What is an approval workflow?
An approval workflow is a predefined sequence of approvals a request — such as a purchase requisition or PO — must pass through before it can proceed. Routing is usually driven by amount thresholds, roles, departments, or categories, and every step is logged for audit.
An approval workflow is the rulebook for *who has to say yes, in what order, before something can happen*. In procurement it governs requisitions, purchase orders, and contracts — routing each one to the right approvers based on amount, role, department, or category, and recording every decision along the way.
How an approval workflow works
- Trigger — a request is submitted (e.g. a ₹6 lakh requisition).
- Routing rules — the workflow picks a path by amount band, department, or category.
- Sequential steps — each step has eligible approvers and a clear order.
- Separation of duties — the requester can't approve their own request.

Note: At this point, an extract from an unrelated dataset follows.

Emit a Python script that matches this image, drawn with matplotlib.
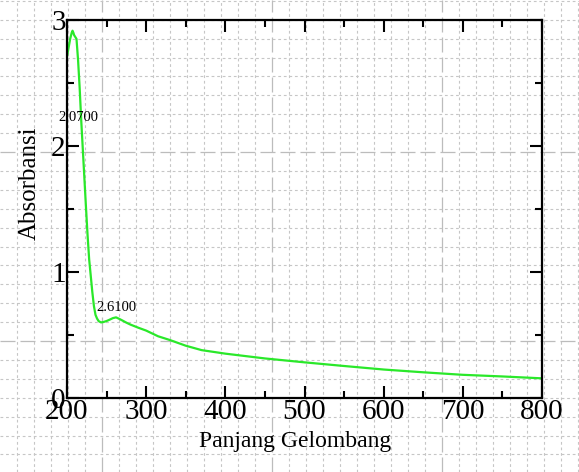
import numpy as np
import matplotlib
matplotlib.use("Agg")
from matplotlib import pyplot as plt
from matplotlib.ticker import MultipleLocator

# spectrum
wavelength = [200, 202, 204, 206, 207, 208, 209, 210, 212, 214, 216, 218, 220,
              222, 224, 226, 228, 230, 232, 234, 236, 238, 240, 243, 246, 250,
              254, 258, 262, 266, 270, 275, 280, 290, 300, 315, 330, 350, 370,
              400, 450, 500, 550, 600, 650, 700, 750, 800]
absorbance = [2.71, 2.78, 2.85, 2.90, 2.915, 2.90, 2.88, 2.87, 2.85, 2.68, 2.46,
              2.20, 1.97, 1.74, 1.51, 1.29, 1.10, 0.97, 0.84, 0.73, 0.66, 0.63,
              0.61, 0.60, 0.603, 0.611, 0.622, 0.634, 0.640, 0.628, 0.615, 0.598,
              0.583, 0.558, 0.535, 0.49, 0.46, 0.415, 0.38, 0.352, 0.314, 0.283,
              0.254, 0.226, 0.204, 0.184, 0.171, 0.156]

peak_labels = ["2.0700", "2.6100"]
peak_pos = [(214, 2.23), (263, 0.72)]

W, H = 579, 472
fig = plt.figure(figsize=(W / 100, H / 100), dpi=100)

# paper-like background grid over the whole figure (pixel coords)
bg = fig.add_axes([0, 0, 1, 1], zorder=0)
bg.set_xlim(0, W)
bg.set_ylim(H, 0)
bg.axis("off")
for k in range(-6, 30):
    x = 101.7 + 17 * k
    if x < 0 or x > W:
        continue
    if k % 10 == 0:
        bg.axvline(x, color="#bcbcbc", lw=0.9, ls=(0, (12, 4)))
    else:
        bg.axvline(x, color="#c6c6c6", lw=0.8, ls=(0, (2.5, 2.5)))
for k in range(-8, 20):
    y = 152 + 18.9 * k
    if y < 0 or y > H:
        continue
    if k % 10 == 0:
        bg.axhline(y, color="#bcbcbc", lw=0.9, ls=(0, (12, 4)))
    else:
        bg.axhline(y, color="#c6c6c6", lw=0.8, ls=(0, (2.5, 2.5)))

ax = fig.add_axes([67 / W, 1 - 398 / H, 475 / W, 378 / H], zorder=1)
ax.patch.set_alpha(0)

ax.plot(wavelength, absorbance, color="#2ae82a", lw=1.6)

for txt, (px, py) in zip(peak_labels, peak_pos):
    ax.text(px, py, txt, fontsize=10.5, family="Liberation Serif",
            ha="center", va="center")

ax.set_xlim(200, 800)
ax.set_ylim(0, 3)
ax.xaxis.set_major_locator(MultipleLocator(100))
ax.xaxis.set_minor_locator(MultipleLocator(50))
ax.yaxis.set_major_locator(MultipleLocator(1))
ax.yaxis.set_minor_locator(MultipleLocator(0.5))

for s in ax.spines.values():
    s.set_linewidth(1.6)

ax.tick_params(which="both", direction="in", top=True, right=True, width=1.5)
ax.tick_params(which="major", length=8.5, labelsize=21, pad=1)
ax.tick_params(which="minor", length=5)
for lab in ax.get_xticklabels() + ax.get_yticklabels():
    lab.set_family("Liberation Serif")

ax.set_xlabel("Panjang Gelombang", fontsize=17, family="Liberation Serif",
              va="center")
ax.xaxis.set_label_coords(0.48, -0.115)
ax.set_ylabel("Absorbansi", fontsize=18, family="Liberation Serif",
              va="center", ha="center")
ax.yaxis.set_label_coords(-0.078, 0.569)

fig.savefig("out.png", dpi=100)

- Outcome — approved requests proceed; rejected ones return with a reason. Every action is logged.
Approval workflow example
A simple amount-based matrix might read: up to ₹50,000 needs a manager; ₹50,000–₹5 lakh adds the department head; above ₹5 lakh adds finance; above ₹25 lakh adds the CFO. A ₹6 lakh requisition therefore routes through manager → department head → finance before procurement can issue a PO.
Separation of duties is non-negotiable
A sound workflow always enforces that the requester is not the approver. This single rule is one of the strongest defences against fraud and against maverick spend.

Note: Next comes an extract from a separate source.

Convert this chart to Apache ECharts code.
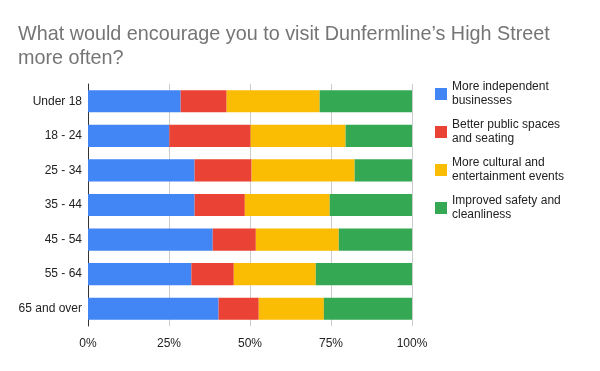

Why approval workflows matter
- Financial control — spend is authorised by the right people before it is committed.
- Speed with control — clear routing avoids both bottlenecks and rubber-stamping.
- Audit trail — every approval is timestamped and attributable.
- Risk reduction — separation of duties and thresholds curb error and fraud.
Approval workflows are the control gate of the procure-to-pay cycle — what stands between a request and a commitment. Well designed, they make compliance fast enough that people don't try to go around it, protecting spend under management.
Frequently asked questions
What is an approval matrix?
An approval matrix is a table that maps request types and amount bands to the roles required to approve them. It is the routing logic that an approval workflow follows to decide who must sign off.
Why is separation of duties important in an approval workflow?
Because it stops one person from both requesting and approving the same spend. Separating those duties is a core internal control that reduces the risk of error, abuse, and fraud.
How does amount-based routing work?
The workflow checks the request amount against defined thresholds and adds approvers accordingly — small amounts may need only a manager, while larger amounts escalate to department heads, finance, and senior leadership.